Coherence attribute. This figure shows the coherence attributes, indicating the picked fault lines

After faults and horizon picking on seismic volumes, the extracted information was posted on the base map, to generate seismic maps. Figures 9 and 10 show the time and depth of structural maps of the study location that reveal the hydrocarbon entrapment there. It can be deduced that the trapping mechanism in the study location is both an anticlinal and fault-supported closure.

Fig. 9
figure 9

Time map. This figure is the generated isochron map, indicating the position of the well location on the study area

Fig. 10
figure 10

Depth map.
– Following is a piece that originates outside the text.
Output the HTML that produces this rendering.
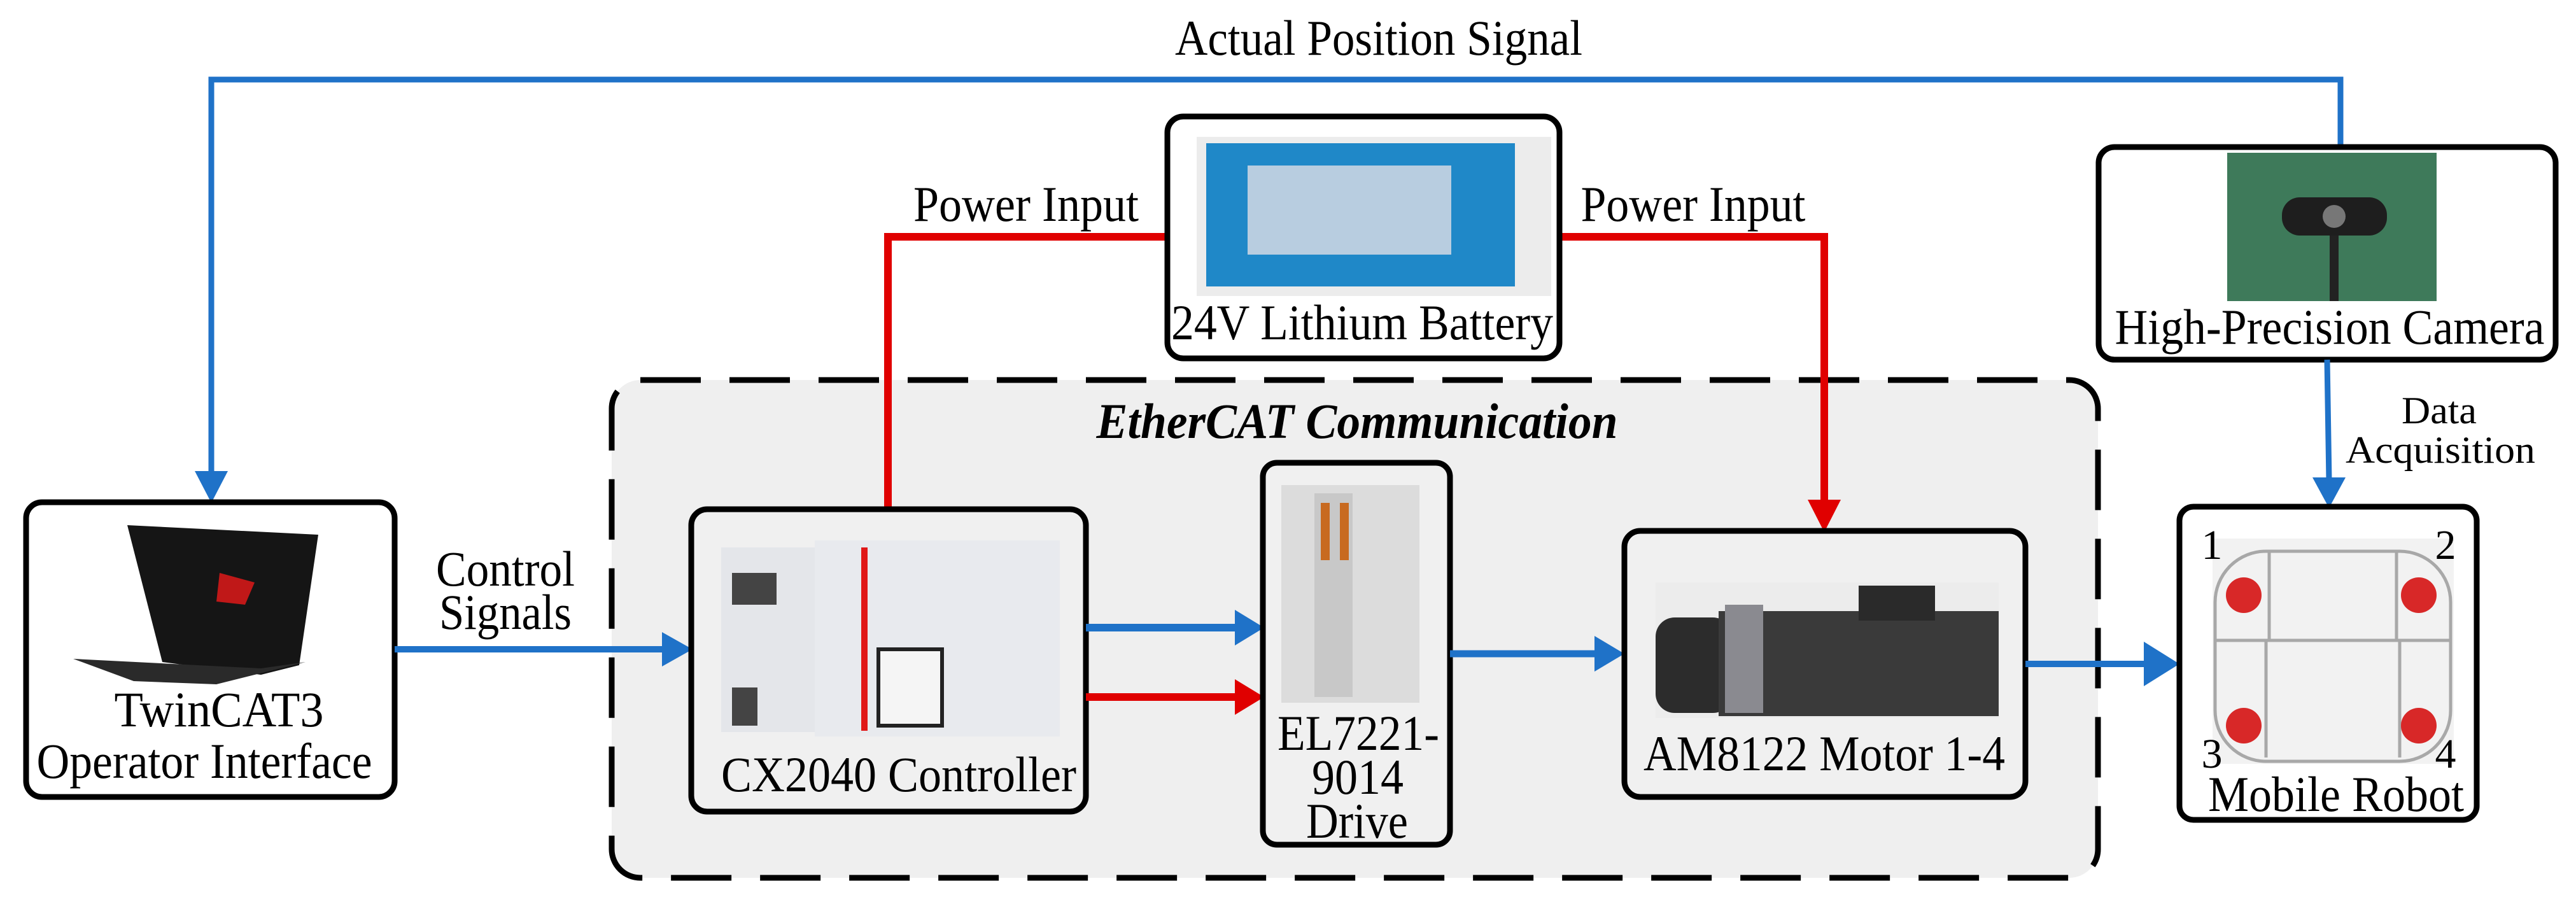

This figure shows the generated isopach map, indicating the position of the well location of the study area

Conclusion

Four wells known as Well 1, Well 2, Well 3 and Well 4 were examined with the objective of assessing the hydrocarbon plays within the study location to delineate the reservoir capabilities and hydrocarbon entrapment. A comprehensive structural analysis revealed a highly faulted system that depicts a typical tectonic setting of the Niger Delta basin. The trapping mechanisms within the study area are both anticlinal and fault-assisted closure. Three reservoir sands were delineated based on gamma ray, neutron, density and resistivity log combination. The delineated hydrocarbon reservoir sands were all tied across the well location within the study area. Petrophysical properties such as water saturation and porosity were evaluated to quantitatively assess the hydrocarbon reservoir sands. This aids in estimating the quantity of gas or oil in place within the study, and the movable hydrocarbon index for reservoir sands across the entire wells averages about 0.34, which is less than 0.7. This indicates high mobility tendencies of hydrocarbon fluid within the reservoir pores. Also, the values of bulk volume of water calculated at several depths for these sand units are close to a constant; this ascertained that the fluid within this sand unit is of a single type at irreducible water saturation. Four horizons were picked across the inlines and crosslines, and the depth structure map reveals the trapping mechanism in the field to be both an anticlinal and fault-assisted closure. Computed attributes such as amplitude, variance and coherence show the faults of high resolution and also reveal channels and hydrocarbon migration pathways through which hydrocarbon migration and accumulation occurred. The delineated hydrocarbon-bearing reservoir sands falls approximately within similar thickness across the well locations. The study has contributed in evaluating hydrocarbon-bearing reservoir units before implementing field development plan and proper placement of well location. Hence, this will eliminate drilling of dry holes or wells and also minimize the operational cost of the field, having identified the geometry and hydrocarbon saturation of the probable hydrocarbon reservoir units.